Task:
From the listing that follows, reproduce only the lines from the one holding "Give me the D3.js source for this chart." through the one holding "const svg = d3.select('#chart');", both included, with no pictures.

Records for processing:
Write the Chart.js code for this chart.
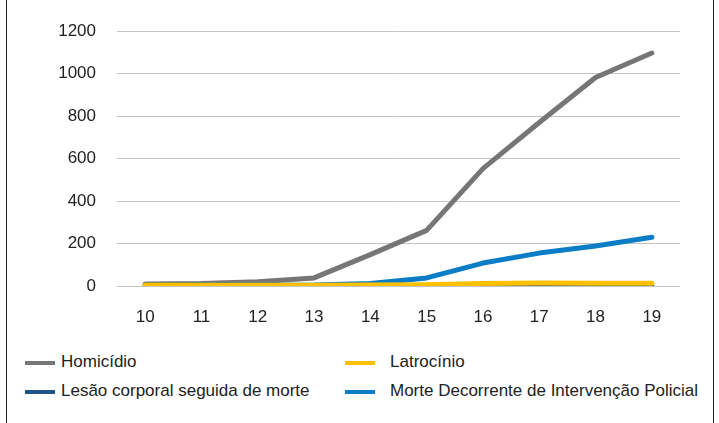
<!DOCTYPE html>
<html>
<head>
<meta charset="utf-8">
<script src="https://cdn.jsdelivr.net/npm/chart.js@4/dist/chart.umd.min.js"></script>
<style>
  html, body { margin: 0; padding: 0; background: #fff; }
  body { width: 719px; height: 423px; position: relative; overflow: hidden;
         font-family: 'Liberation Sans', Arial, sans-serif; }
  .frame { position: absolute; left: 6px; top: 0; width: 706px; height: 423px;
           border-left: 1px solid #222; border-right: 1px solid #222; }
  .plot { position: absolute; left: 0; top: 0; width: 719px; height: 335px; }
  .legend { position: absolute; left: 0; top: 0; }
  .item { position: absolute; height: 20px; font-size: 17px; line-height: 20px; color: #222; white-space: nowrap; }
  .swatch { position: absolute; width: 30px; height: 4px; }
</style>
</head>
<body>
<div class="frame"></div>
<div class="plot"><canvas id="chart"></canvas></div>
<div class="legend" id="legend"></div>
<script>
// years (two-digit)
const years = ['10', '11', '12', '13', '14', '15', '16', '17', '18', '19'];

const homicidio = [10, 12, 20, 38, 148, 262, 553, 770, 982, 1097];
const latrocinio = [3, 3, 4, 4, 5, 6, 12, 14, 13, 13];
const lesaoCorporal = [1, 1, 1, 1, 1, 1, 2, 2, 2, 3];
const morteIntervencao = [2, 3, 4, 5, 12, 38, 108, 155, 188, 230];

const yTicks = [0, 200, 400, 600, 800, 1000, 1200];

const series = [
  { label: 'Homicídio', data: homicidio, color: '#767676', order: 3, col: 0, row: 0 },
  { label: 'Latrocínio', data: latrocinio, color: '#FFC000', order: 0, col: 1, row: 0 },
  { label: 'Lesão corporal seguida de morte', data: lesaoCorporal, color: '#1F5486', order: 2, col: 0, row: 1 },
  { label: 'Morte Decorrente de Intervenção Policial', data: morteIntervencao, color: '#0A7DC6', order: 1, col: 1, row: 1 }
];

const fontFamily = "'Liberation Sans', Arial, sans-serif";

new Chart(document.getElementById('chart'), {
  type: 'line',
  data: {
    labels: years,
    datasets: series.map(s => ({
      label: s.label,
      data: s.data,
      borderColor: s.color,
      backgroundColor: s.color,
      borderWidth: 5,
      pointRadius: 0,
      tension: 0,
      borderCapStyle: 'round',
      borderJoinStyle: 'round',
      order: s.order
    }))
  },
  options: {
    responsive: true,
    maintainAspectRatio: false,
    animation: false,
    layout: { padding: { top: 31, right: 39, left: 0, bottom: 0 } },
    plugins: { legend: { display: false }, tooltip: { enabled: false } },
    scales: {
      x: {
        offset: true,
        grid: { display: false, drawTicks: false },
        border: { display: false },
        ticks: { padding: 21, color: '#222', font: { family: fontFamily, size: 17 } },
        afterFit: scale => { scale.height = 49; }
      },
      y: {
        min: 0,
        max: 1200,
        afterBuildTicks: scale => { scale.ticks = yTicks.map(v => ({ value: v })); },
        grid: { color: '#c4c4c4', lineWidth: 1, drawTicks: false },
        border: { display: false },
        ticks: { padding: 21, color: '#222', font: { family: fontFamily, size: 17 },
                 callback: v => String(v) },
        afterFit: scale => { scale.width = 117; }
      }
    }
  }
});

// legend in two columns
const colX = [25, 345];
const textX = [61, 390];
const rowY = [363, 392];
const legend = document.getElementById('legend');
series.forEach(s => {
  const sw = document.createElement('div');
  sw.className = 'swatch';
  sw.style.background = s.color;
  sw.style.left = colX[s.col] + 'px';
  sw.style.top = (rowY[s.row] - 2) + 'px';
  const txt = document.createElement('div');
  txt.className = 'item';
  txt.style.left = textX[s.col] + 'px';
  txt.style.top = (rowY[s.row] - 11) + 'px';
  txt.textContent = s.label;
  legend.appendChild(sw);
  legend.appendChild(txt);
});
</script>
</body>
</html>
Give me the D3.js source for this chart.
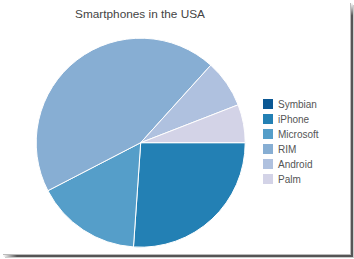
<!DOCTYPE html>
<html>
<head>
<meta charset="utf-8">
<script src="https://cdn.jsdelivr.net/npm/d3@7"></script>
<style>
  html, body { margin: 0; padding: 0; background: #fff; }
  svg { display: block; font-family: "Liberation Sans", Arial, sans-serif; }
</style>
</head>
<body>
<svg id="chart" width="354" height="259"></svg>
<script>
const categories = ['Symbian', 'iPhone', 'Microsoft', 'RIM', 'Android', 'Palm'];
const shares = [0, 26.1, 16.3, 44.3, 7.4, 5.9];
const colors = ['#0b5894', '#2380b4', '#559ec9', '#87aed3', '#afc1df', '#d3d3e7'];

const rows = categories.map((name, i) => ({ name, value: shares[i] }));
const svg = d3.select('#chart');

// drop shadow frame along right and bottom edges
const defs = svg.append('defs');
const gradV = defs.append('linearGradient').attr('id', 'fadeV').attr('x1', 0).attr('x2', 0).attr('y1', 0).attr('y2', 1);
gradV.append('stop').attr('offset', 0).attr('stop-color', '#fff');
gradV.append('stop').attr('offset', 0.05).attr('stop-color', '#555');
gradV.append('stop').attr('offset', 1).attr('stop-color', '#555');
const gradH = defs.append('linearGradient').attr('id', 'fadeH');
gradH.append('stop').attr('offset', 0).attr('stop-color', '#fff');
gradH.append('stop').attr('offset', 0.04).attr('stop-color', '#555');
gradH.append('stop').attr('offset', 1).attr('stop-color', '#555');

svg.append('rect').attr('x', 350).attr('y', 3).attr('width', 1).attr('height', 252).attr('fill', '#bbb');
svg.append('rect').attr('x', 351).attr('y', 3).attr('width', 2).attr('height', 253).attr('fill', 'url(#fadeV)');
svg.append('rect').attr('x', 353).attr('y', 5).attr('width', 1).attr('height', 252).attr('fill', '#aaa').attr('opacity', 0.6);
svg.append('rect').attr('x', 3).attr('y', 254).attr('width', 348).attr('height', 1).attr('fill', '#bbb');
svg.append('rect').attr('x', 3).attr('y', 255).attr('width', 350).attr('height', 2).attr('fill', 'url(#fadeH)');
svg.append('rect').attr('x', 5).attr('y', 257).attr('width', 349).attr('height', 1).attr('fill', '#aaa').attr('opacity', 0.6);

svg.append('text')
  .attr('x', 140).attr('y', 18)
  .attr('text-anchor', 'middle')
  .attr('font-size', 11.8)
  .attr('fill', '#444')
  .text('Smartphones in the USA');

const cx = 140.7, cy = 142.7, radius = 104.5;
const pie = d3.pie().value(d => d.value).sort(null)
  .startAngle(Math.PI / 2).endAngle(Math.PI / 2 + 2 * Math.PI);
const arc = d3.arc().innerRadius(0).outerRadius(radius);
const color = d3.scaleOrdinal().domain(categories).range(colors);

svg.append('g')
  .attr('transform', `translate(${cx},${cy})`)
  .selectAll('path')
  .data(pie(rows).filter(d => d.value > 0))
  .join('path')
  .attr('d', arc)
  .attr('fill', d => color(d.data.name))
  .attr('stroke', '#fff')
  .attr('stroke-width', 1);

const legend = svg.append('g').attr('transform', 'translate(263,99)');
const item = legend.selectAll('g')
  .data(categories)
  .join('g')
  .attr('transform', (d, i) => `translate(0,${i * 15})`);
item.append('rect').attr('width', 10).attr('height', 10).attr('fill', d => color(d));
item.append('text')
  .attr('x', 15).attr('y', 9)
  .attr('font-size', 10)
  .attr('fill', '#555')
  .text(d => d);
</script>
</body>
</html>
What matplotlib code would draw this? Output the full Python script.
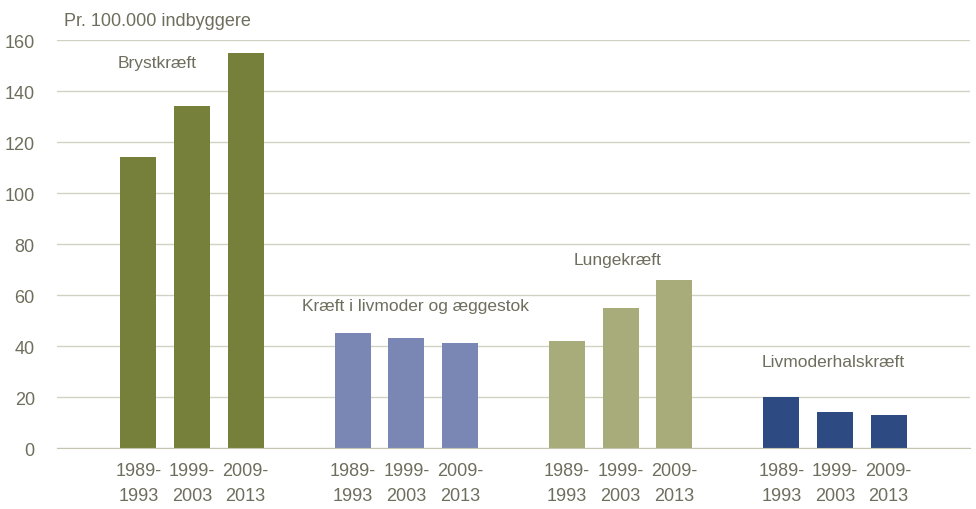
import matplotlib.pyplot as plt
import matplotlib.font_manager as fm

names = [f.name for f in fm.fontManager.ttflist]
narrow = 'Liberation Sans Narrow' if 'Liberation Sans Narrow' in names else 'Liberation Sans'
plt.rcParams['font.family'] = [narrow, 'DejaVu Sans']

# data
groups = ["Brystkræft", "Kræft i livmoder og æggestok", "Lungekræft", "Livmoderhalskræft"]
periods = ["1989-\n1993", "1999-\n2003", "2009-\n2013"]
bryst = [114, 134, 155]
livmoder_aeg = [45, 43, 41]
lunge = [42, 55, 66]
livmoderhals = [20, 14, 13]
label_x = [0.35, 1.17, 0.94, 0.97]
label_y = [151, 56, 74, 34]

series = [bryst, livmoder_aeg, lunge, livmoderhals]
colors = ["#76803a", "#7a87b4", "#a8ac7a", "#2e4a82"]
text_col = "#6e6e5e"
grid_col = "#d2d2c4"

fig = plt.figure(figsize=(9.76, 5.1), dpi=100)
ax = fig.add_axes([0.0584, 0.1196, 0.9355, 0.80])

xt, xl = [], []
for g, vals in enumerate(series):
    xs = [g * 4 + i for i in range(3)]
    ax.bar(xs, vals, width=0.67, color=colors[g], zorder=3)
    ax.text(g * 4 + label_x[g], label_y[g], groups[g], ha='center', va='center',
            fontsize=12.5, color=text_col)
    xt += xs
    xl += periods

ax.set_xlim(-1.52, 15.52)
ax.set_ylim(0, 160)
ax.set_yticks(range(0, 161, 20))
ax.set_xticks(xt)
ax.set_xticklabels(xl, fontsize=13, color=text_col, linespacing=1.6)
ax.tick_params(axis='y', labelsize=13, labelcolor=text_col, length=0, pad=16)
ax.tick_params(axis='x', length=0, pad=10)
ax.grid(axis='y', color=grid_col, lw=1, zorder=0)
for s in ['top', 'right', 'left']:
    ax.spines[s].set_visible(False)
ax.spines['bottom'].set_color('#c4c4b0')
ax.spines['bottom'].set_zorder(4)

fig.text(0.066, 0.957, "Pr. 100.000 indbyggere", fontsize=13, color=text_col,
         ha='left', va='center')

fig.savefig("out.png", dpi=100)
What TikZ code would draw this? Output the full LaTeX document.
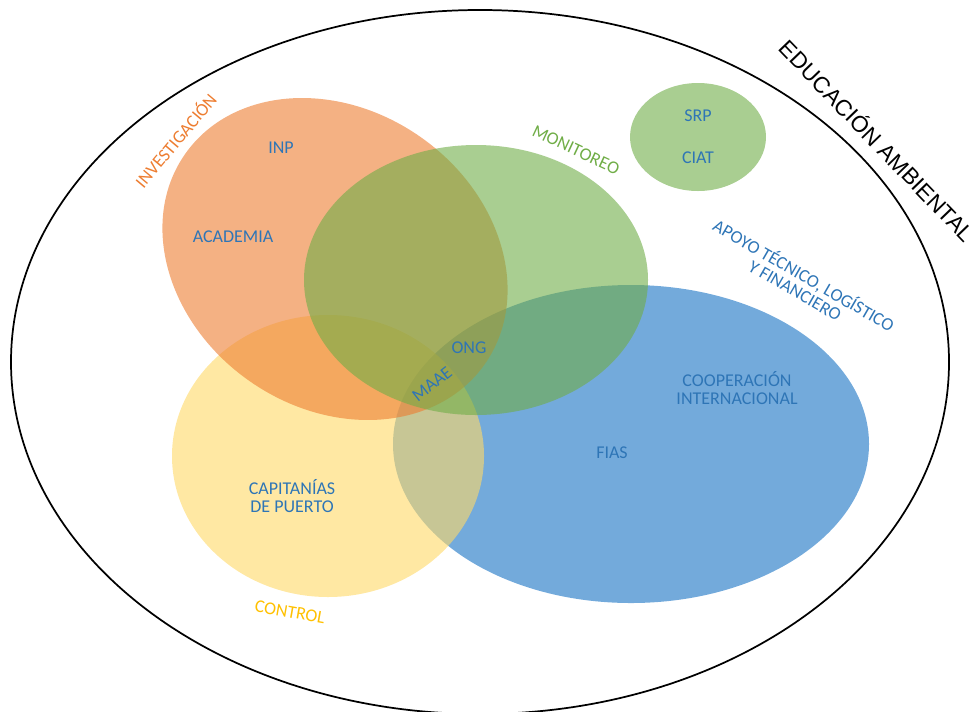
\documentclass[tikz,border=0pt]{standalone}
\usepackage{fontspec}
\setmainfont{Carlito}
\newfontfamily\arialfont{Liberation Sans}
\definecolor{azul}{HTML}{2E75B6}
\definecolor{naranja}{HTML}{ED7D31}
\definecolor{verde}{HTML}{70AD47}
\definecolor{amarillo}{HTML}{FFD966}
\definecolor{oro}{HTML}{FFC000}
\definecolor{celeste}{HTML}{5B9BD5}
\begin{document}
\begin{tikzpicture}[x=0.75pt,y=0.75pt,
    txt/.style={text=azul,font=\fontsize{13.5}{16}\selectfont,align=center},
    grupo/.style={font=\fontsize{13.5}{16}\selectfont,align=center}]
            \useasboundingbox (0,0) rectangle (980,-711);
            \draw[line width=1.3pt] (480,-362) ellipse [x radius=469, y radius=352];
            \fill[celeste,opacity=0.85] (631,-444) ellipse [x radius=238, y radius=159];
            \fill[amarillo,opacity=0.6] (328,-456) ellipse [x radius=156, y radius=141];
            \fill[naranja,opacity=0.6,rotate around={-35:(335,-259)}] (335,-259) ellipse [x radius=183, y radius=149];
            \fill[verde,opacity=0.6] (476,-280) ellipse [x radius=172, y radius=135];
            \fill[verde,opacity=0.6] (698,-137) ellipse [x radius=68, y radius=54];
            \node[txt] (inp) at (281,-148) {INP};
            \node[txt] (academia) at (233,-237) {ACADEMIA};
            \node[txt] (srp) at (698,-116) {SRP};
            \node[txt] (ciat) at (698,-158) {CIAT};
            \node[txt] (ong) at (469,-348) {ONG};
            \node[txt,rotate=38] (maae) at (432,-384) {MAAE};
            \node[txt] (coop) at (737,-388) {COOPERACIÓN\\[-3pt]INTERNACIONAL};
            \node[txt] (fias) at (612,-453) {FIAS};
            \node[txt] (capitanias) at (292,-496) {CAPITANÍAS\\[-3pt]DE PUERTO};
            \node[grupo,text=naranja,rotate=50] (investigacion) at (175,-140) {INVESTIGACIÓN};
            \node[grupo,text=verde,rotate=-25] (monitoreo) at (576,-150) {MONITOREO};
            \node[grupo,text=azul,rotate=-30] (apoyo) at (800,-282) {APOYO TÉCNICO, LOGÍSTICO\\[-3pt]Y FINANCIERO};
            \node[grupo,text=oro,rotate=-10] (control) at (290,-612) {CONTROL};
            \node[font=\arialfont\fontsize{17}{20}\selectfont,rotate=-46] (educacion) at (878,-140) {EDUCACIÓN AMBIENTAL};
        \end{tikzpicture}
\end{document}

Result:
Give me the D3.js source for this chart.
<!DOCTYPE html>
<html>
<head>
<meta charset="utf-8">
<script src="https://cdn.jsdelivr.net/npm/d3@7"></script>
<style>
  html, body { margin: 0; padding: 0; background: #fff; }
  svg { display: block; font-family: "Liberation Sans", Arial, sans-serif; }
</style>
</head>
<body>
<svg id="chart" width="354" height="259"></svg>
<script>
const categories = ['Symbian', 'iPhone', 'Microsoft', 'RIM', 'Android', 'Palm'];
const shares = [0, 26.1, 16.3, 44.3, 7.4, 5.9];
const colors = ['#0b5894', '#2380b4', '#559ec9', '#87aed3', '#afc1df', '#d3d3e7'];

const rows = categories.map((name, i) => ({ name, value: shares[i] }));
const svg = d3.select('#chart');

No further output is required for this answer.